Dining at Foliage
On a cute corner in San Francisco’s Bernal Heights, a neighborhood of adorable Victorian and Edwardian homes and the welcoming Precita Park, Foliage restaurant opened its doors late last year.
It’s billed as a bouillon-style restaurant. Nope, that has nothing to do with broth, but everything to do with a style of French restaurant that’s more casual than a bistro, with an affordable prix-fixe that changes frequently.
The spot was formerly the Michelin-starred Marlena, which closed, following the departure of husband-and-wife chefs David Fisher and Serena Chow Fisher, who went on to open 7 Adams in San Francisco. Husband-and-wife owners, Stephan Roulland and Julia Indovina reinvented the space as Foliage. For their new executive chef, they tapped Mo Béjar, who cooked previously at Bird Dog in Palo Alto, Canteen in Menlo Park, and Madera in Menlo Park, and who grew up on his family’s ranch in Salinas.
The decor lives up to the name, with photos of plants on the walls, plus a dramatic arrangement of plants, with their leaves cascading down a central station in the dining room that holds wine bottles and glasses.
As far as prix-fixe menus go, Foliage’s is quite moderate in price at $75 for four courses or $135 with a wine pairing. There are a few supplemental courses that you can add, too, if you so wish.
Because the staff is small — Béjar and a sous chef in the kitchen, plus one server, along with Indovina lending a hand in the dining room — the pacing can be rather languid, as I found when I was invited in last Wednesday as a guest of the restaurant. That means a four-course meal may take close to two hours. So, if you’re in a hurry to eat after a long day at work, this might not be your best option. But if you’re in a relaxed frame of mind, then sit back and go with the flow.
Even if you opt for just one glass of wine for the night, the pours are quite generous here.
When I see milk bread on a menu, my carb-loving self can never pass it up. It’s a supplemental item here ($7.50) and served with a big swoosh of cultured butter dotted with flaky sea salt. It’s a domed round that arrives warm. It’s soft and tender, but firmer than a typical Japanese milk bread.
With the exception of the entree which has three options, every other course offers a choice between two items. My husband and I each chose a different one for the first course, though both had the same preparation with chunks of lacto-fermented pineapple, banana, and macadamia nuts, with a thin slice of kohlrabi crowning it all. His came with amberjack crudo.
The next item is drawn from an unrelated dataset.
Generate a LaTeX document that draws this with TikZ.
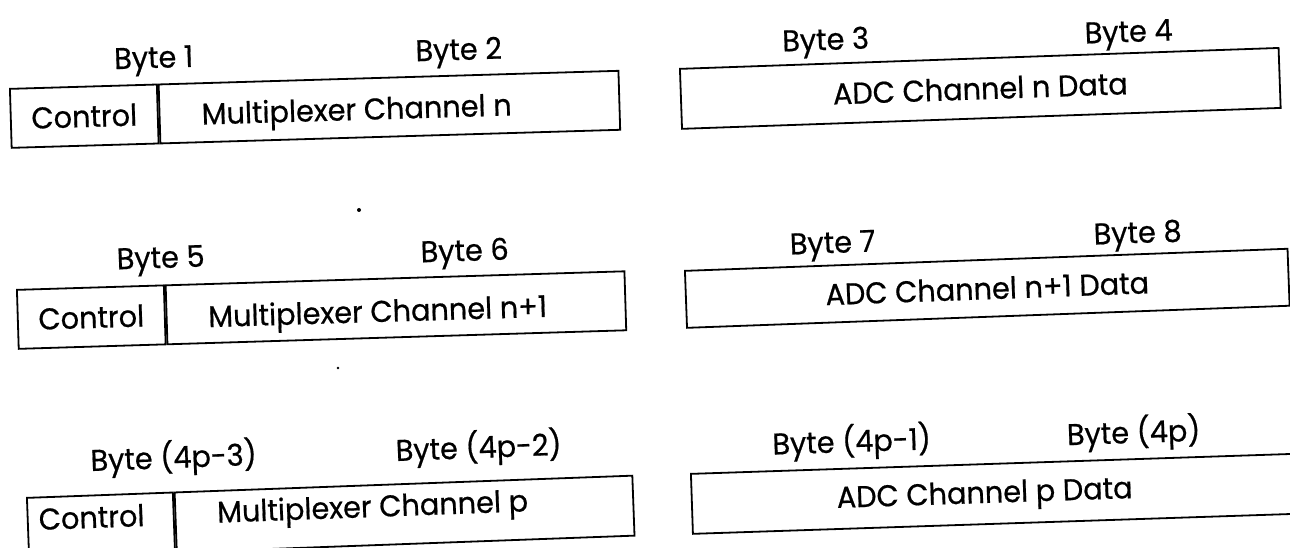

Mine had avocado subbed in instead. Both variations ate sweet, tangy, crunchy, and almost like a Caribbean fruit salad.
The next course offered a choice of ricotta gnocchi or shrimp toast. The gnocchi were hidden underneath fried sage leaves, blistered arrowhead cabbage leaves, and crunchy walnuts. I may have detected a little blue cheese in there, as well. Despite being made with ricotta which usually produces a very supple texture, these gnocchi were fairly firm.
The shrimp toast was like a petite grilled cheese with a creamy shrimp dumpling-like filling replacing the cheese in between two golden, crisp slices of bread. A spicy, creamy Szechuan aioli dotted the top, along with white sturgeon royal caviar. It’s a fun bite that definitely delivers on flavor.
For my entree, I went with the Half Moon Bay black cod, whose skin was expertly crisped to a potato chip-like crunch, and finished with fermented fish sauce. Alongside was sweet potato foam that was incredibly creamy and ethereal.
My husband opted for the Flannery contre filet, which carries a $15 supplement. Cooked medium rare, it was rosy, juicy, and deeply beefy tasting. It was finished with a thick, smoky and peppery mole sauce.
Dessert was a choice of butterscotch budino or mango semifreddo. The budino had a very mild butterscotch flavor that got a little lost in the topping of huckleberries. If you’re a long-time fan of the butterscotch pudding at One Market in San Francisco or the dearly departed Town Hall, this one pales in potency.
Adorned with teeny shards of feuilletine made from crisp French crepes, the puck-shaped semifreddo was creamy, tropical tasting, and a nicely refreshing way to end the night at this cozy neighborhood spot.
More: Dining at 7 Adams
We have a restaurant that sounds similar with such a small staff that it takes hours to finish its wine paring dinners. Most of our friends don’t have the patience but we keep going back.
Hi Karen: It’s definitely still a challenging time for restaurants to hire staff. That’s why we all should exercise a little more patience as they do the best that they can under the circumstances. Glad you are so loyal.